◆ **EXERCISE TASK**
Retype only what runs from the beginning of the data through the line with "anchor=east] (market) at"; please omit the pictures and keep every line exact.

◆ ◆ ◆ ◆

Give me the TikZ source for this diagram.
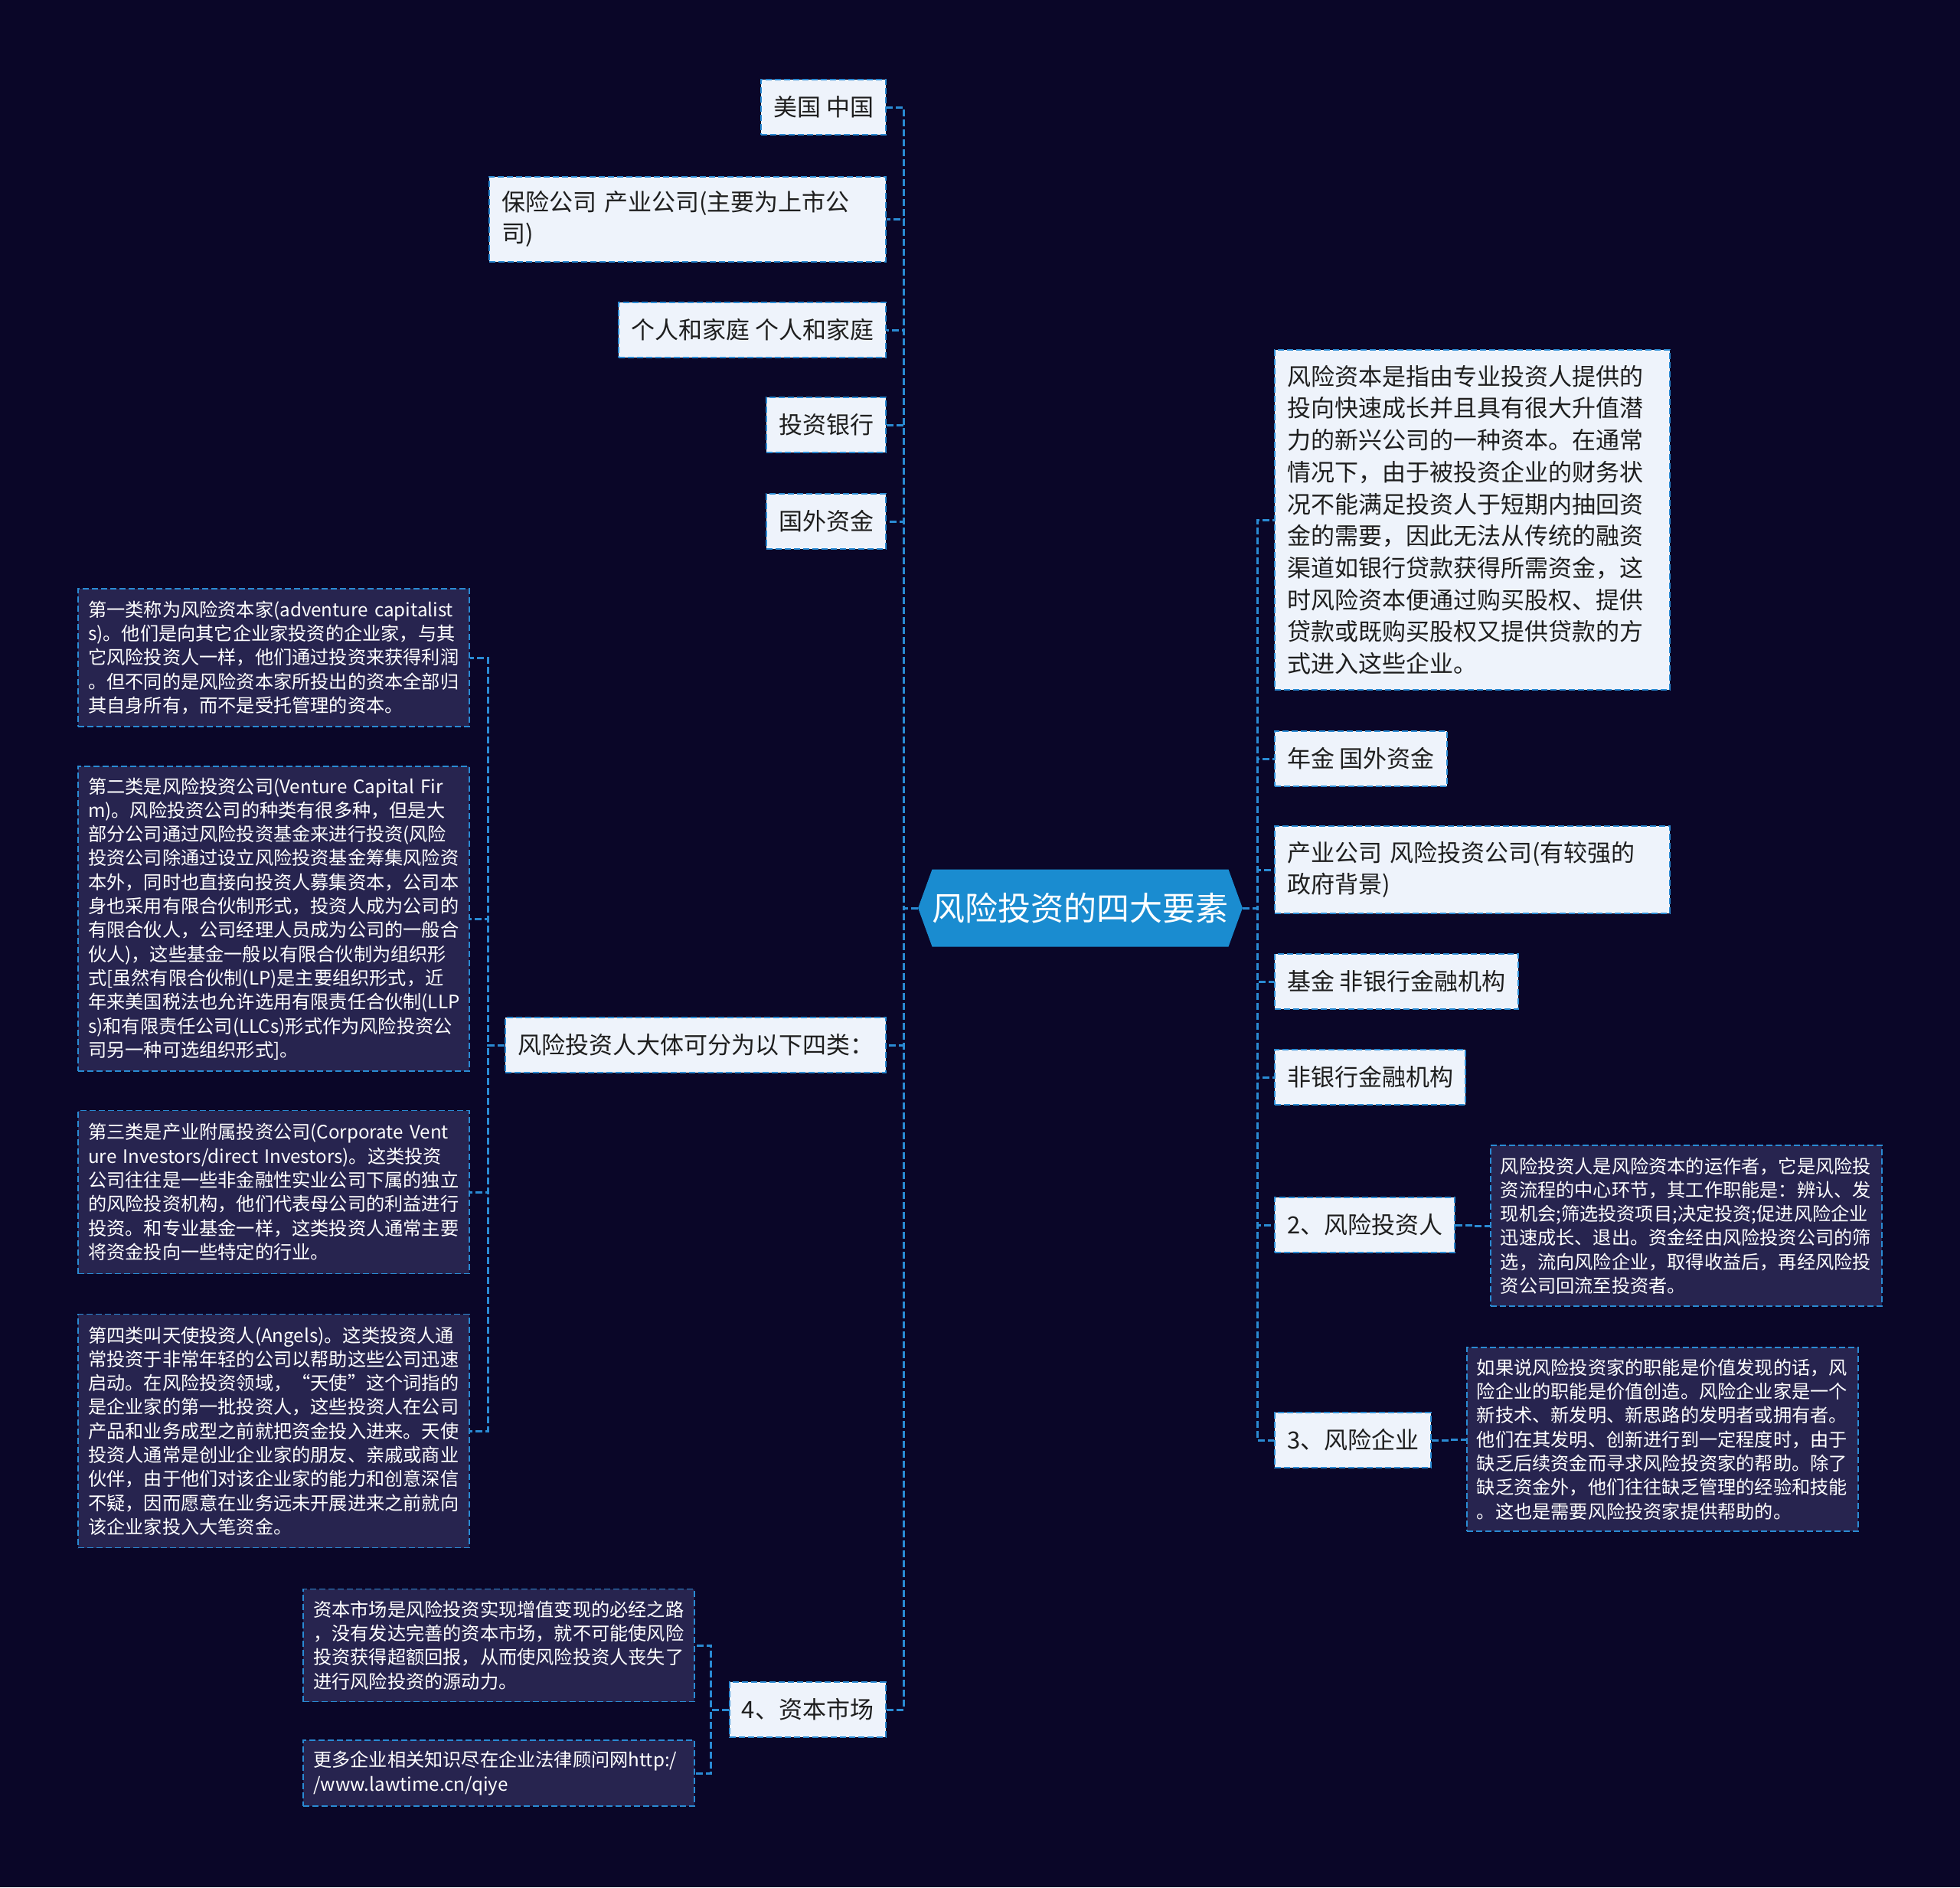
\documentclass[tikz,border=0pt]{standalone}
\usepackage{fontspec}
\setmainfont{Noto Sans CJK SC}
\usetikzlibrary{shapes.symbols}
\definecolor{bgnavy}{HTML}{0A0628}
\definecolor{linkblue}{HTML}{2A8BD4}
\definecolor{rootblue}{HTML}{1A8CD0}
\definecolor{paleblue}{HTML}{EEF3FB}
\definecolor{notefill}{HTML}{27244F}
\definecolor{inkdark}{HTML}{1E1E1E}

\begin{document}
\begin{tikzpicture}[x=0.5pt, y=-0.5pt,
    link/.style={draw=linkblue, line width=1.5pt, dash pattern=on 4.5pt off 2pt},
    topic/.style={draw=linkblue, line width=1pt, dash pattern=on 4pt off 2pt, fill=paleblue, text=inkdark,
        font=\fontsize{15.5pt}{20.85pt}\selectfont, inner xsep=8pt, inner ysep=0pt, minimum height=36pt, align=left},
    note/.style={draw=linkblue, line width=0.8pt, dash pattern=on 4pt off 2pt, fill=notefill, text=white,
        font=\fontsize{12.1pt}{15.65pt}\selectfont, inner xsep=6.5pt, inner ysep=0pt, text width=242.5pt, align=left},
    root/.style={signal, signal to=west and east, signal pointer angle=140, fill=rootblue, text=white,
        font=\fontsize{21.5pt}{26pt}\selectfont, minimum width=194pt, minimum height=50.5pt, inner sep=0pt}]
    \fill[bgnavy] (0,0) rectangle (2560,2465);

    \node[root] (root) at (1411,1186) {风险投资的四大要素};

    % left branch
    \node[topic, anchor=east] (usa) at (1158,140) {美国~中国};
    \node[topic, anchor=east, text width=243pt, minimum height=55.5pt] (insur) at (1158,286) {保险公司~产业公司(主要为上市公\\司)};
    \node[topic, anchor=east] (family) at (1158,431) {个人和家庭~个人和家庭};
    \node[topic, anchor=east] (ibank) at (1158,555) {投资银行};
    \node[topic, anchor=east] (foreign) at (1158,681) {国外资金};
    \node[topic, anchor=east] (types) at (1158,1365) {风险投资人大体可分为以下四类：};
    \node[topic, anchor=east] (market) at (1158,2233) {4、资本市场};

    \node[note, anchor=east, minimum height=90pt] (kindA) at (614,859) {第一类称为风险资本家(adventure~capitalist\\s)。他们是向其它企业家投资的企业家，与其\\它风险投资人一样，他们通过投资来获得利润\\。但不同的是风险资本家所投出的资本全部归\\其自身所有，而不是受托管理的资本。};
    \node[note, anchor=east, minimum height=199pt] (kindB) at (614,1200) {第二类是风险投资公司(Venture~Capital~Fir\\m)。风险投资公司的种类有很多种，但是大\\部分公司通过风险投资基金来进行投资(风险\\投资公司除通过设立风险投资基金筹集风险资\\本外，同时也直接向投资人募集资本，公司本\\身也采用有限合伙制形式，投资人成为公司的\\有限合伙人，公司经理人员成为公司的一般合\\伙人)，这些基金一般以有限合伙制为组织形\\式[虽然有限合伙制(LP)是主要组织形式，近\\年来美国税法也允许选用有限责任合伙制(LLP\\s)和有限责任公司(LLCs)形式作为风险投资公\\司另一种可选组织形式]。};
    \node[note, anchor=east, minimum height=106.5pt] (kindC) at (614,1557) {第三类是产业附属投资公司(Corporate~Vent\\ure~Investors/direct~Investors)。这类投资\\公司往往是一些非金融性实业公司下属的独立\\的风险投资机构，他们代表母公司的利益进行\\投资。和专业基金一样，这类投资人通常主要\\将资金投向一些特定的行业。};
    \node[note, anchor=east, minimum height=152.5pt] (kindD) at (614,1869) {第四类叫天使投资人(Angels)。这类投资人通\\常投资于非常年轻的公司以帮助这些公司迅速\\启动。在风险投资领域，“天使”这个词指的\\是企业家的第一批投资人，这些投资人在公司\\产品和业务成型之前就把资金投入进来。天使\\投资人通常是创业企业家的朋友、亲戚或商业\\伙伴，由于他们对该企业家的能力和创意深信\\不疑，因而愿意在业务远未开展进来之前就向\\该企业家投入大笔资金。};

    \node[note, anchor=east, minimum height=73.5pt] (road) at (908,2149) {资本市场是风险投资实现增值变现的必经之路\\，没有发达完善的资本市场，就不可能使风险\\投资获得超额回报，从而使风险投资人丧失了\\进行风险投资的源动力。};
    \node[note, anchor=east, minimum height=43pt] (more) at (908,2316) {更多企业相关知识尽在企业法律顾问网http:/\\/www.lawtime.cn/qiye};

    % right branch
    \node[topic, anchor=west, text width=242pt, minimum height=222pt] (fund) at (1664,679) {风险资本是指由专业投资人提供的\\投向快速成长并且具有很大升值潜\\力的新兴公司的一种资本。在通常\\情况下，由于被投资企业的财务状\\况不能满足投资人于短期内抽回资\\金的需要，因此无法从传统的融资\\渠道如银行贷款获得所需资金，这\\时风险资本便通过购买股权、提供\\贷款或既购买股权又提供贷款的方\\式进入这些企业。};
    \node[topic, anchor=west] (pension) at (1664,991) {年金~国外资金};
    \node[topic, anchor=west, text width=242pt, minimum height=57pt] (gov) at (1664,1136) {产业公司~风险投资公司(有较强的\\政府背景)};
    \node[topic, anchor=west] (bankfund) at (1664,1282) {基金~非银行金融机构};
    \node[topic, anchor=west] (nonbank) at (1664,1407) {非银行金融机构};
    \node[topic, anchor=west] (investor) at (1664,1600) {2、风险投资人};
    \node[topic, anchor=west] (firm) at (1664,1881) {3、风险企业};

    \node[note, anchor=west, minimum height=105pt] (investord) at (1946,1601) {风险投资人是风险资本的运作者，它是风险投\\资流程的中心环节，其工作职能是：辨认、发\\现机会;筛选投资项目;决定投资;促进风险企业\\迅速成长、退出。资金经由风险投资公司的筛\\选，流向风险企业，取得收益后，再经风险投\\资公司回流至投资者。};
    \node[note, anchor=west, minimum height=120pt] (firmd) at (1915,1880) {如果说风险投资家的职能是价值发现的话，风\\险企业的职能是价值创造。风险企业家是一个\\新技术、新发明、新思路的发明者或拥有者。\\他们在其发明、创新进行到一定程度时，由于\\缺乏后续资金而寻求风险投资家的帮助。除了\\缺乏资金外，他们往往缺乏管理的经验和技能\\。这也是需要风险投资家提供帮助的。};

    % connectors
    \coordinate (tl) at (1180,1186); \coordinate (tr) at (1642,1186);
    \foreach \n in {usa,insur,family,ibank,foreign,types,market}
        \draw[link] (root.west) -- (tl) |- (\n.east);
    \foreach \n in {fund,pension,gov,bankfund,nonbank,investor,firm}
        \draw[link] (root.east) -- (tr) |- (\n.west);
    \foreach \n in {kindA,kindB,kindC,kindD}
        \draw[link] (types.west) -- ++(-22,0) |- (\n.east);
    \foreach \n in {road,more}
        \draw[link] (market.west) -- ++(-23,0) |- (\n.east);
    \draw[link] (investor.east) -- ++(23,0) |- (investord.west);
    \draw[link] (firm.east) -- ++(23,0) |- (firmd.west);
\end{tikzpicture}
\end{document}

◆ ◆ ◆ ◆

◆ **TASK SOLUTION**
Give me the TikZ source for this diagram.
\documentclass[tikz,border=0pt]{standalone}
\usepackage{fontspec}
\setmainfont{Noto Sans CJK SC}
\usetikzlibrary{shapes.symbols}
\definecolor{bgnavy}{HTML}{0A0628}
\definecolor{linkblue}{HTML}{2A8BD4}
\definecolor{rootblue}{HTML}{1A8CD0}
\definecolor{paleblue}{HTML}{EEF3FB}
\definecolor{notefill}{HTML}{27244F}
\definecolor{inkdark}{HTML}{1E1E1E}

\begin{document}
\begin{tikzpicture}[x=0.5pt, y=-0.5pt,
    link/.style={draw=linkblue, line width=1.5pt, dash pattern=on 4.5pt off 2pt},
    topic/.style={draw=linkblue, line width=1pt, dash pattern=on 4pt off 2pt, fill=paleblue, text=inkdark,
        font=\fontsize{15.5pt}{20.85pt}\selectfont, inner xsep=8pt, inner ysep=0pt, minimum height=36pt, align=left},
    note/.style={draw=linkblue, line width=0.8pt, dash pattern=on 4pt off 2pt, fill=notefill, text=white,
        font=\fontsize{12.1pt}{15.65pt}\selectfont, inner xsep=6.5pt, inner ysep=0pt, text width=242.5pt, align=left},
    root/.style={signal, signal to=west and east, signal pointer angle=140, fill=rootblue, text=white,
        font=\fontsize{21.5pt}{26pt}\selectfont, minimum width=194pt, minimum height=50.5pt, inner sep=0pt}]
    \fill[bgnavy] (0,0) rectangle (2560,2465);

    \node[root] (root) at (1411,1186) {风险投资的四大要素};

    % left branch
    \node[topic, anchor=east] (usa) at (1158,140) {美国~中国};
    \node[topic, anchor=east, text width=243pt, minimum height=55.5pt] (insur) at (1158,286) {保险公司~产业公司(主要为上市公\\司)};
    \node[topic, anchor=east] (family) at (1158,431) {个人和家庭~个人和家庭};
    \node[topic, anchor=east] (ibank) at (1158,555) {投资银行};
    \node[topic, anchor=east] (foreign) at (1158,681) {国外资金};
    \node[topic, anchor=east] (types) at (1158,1365) {风险投资人大体可分为以下四类：};
    \node[topic, anchor=east] (market) at (1158,2233) {4、资本市场};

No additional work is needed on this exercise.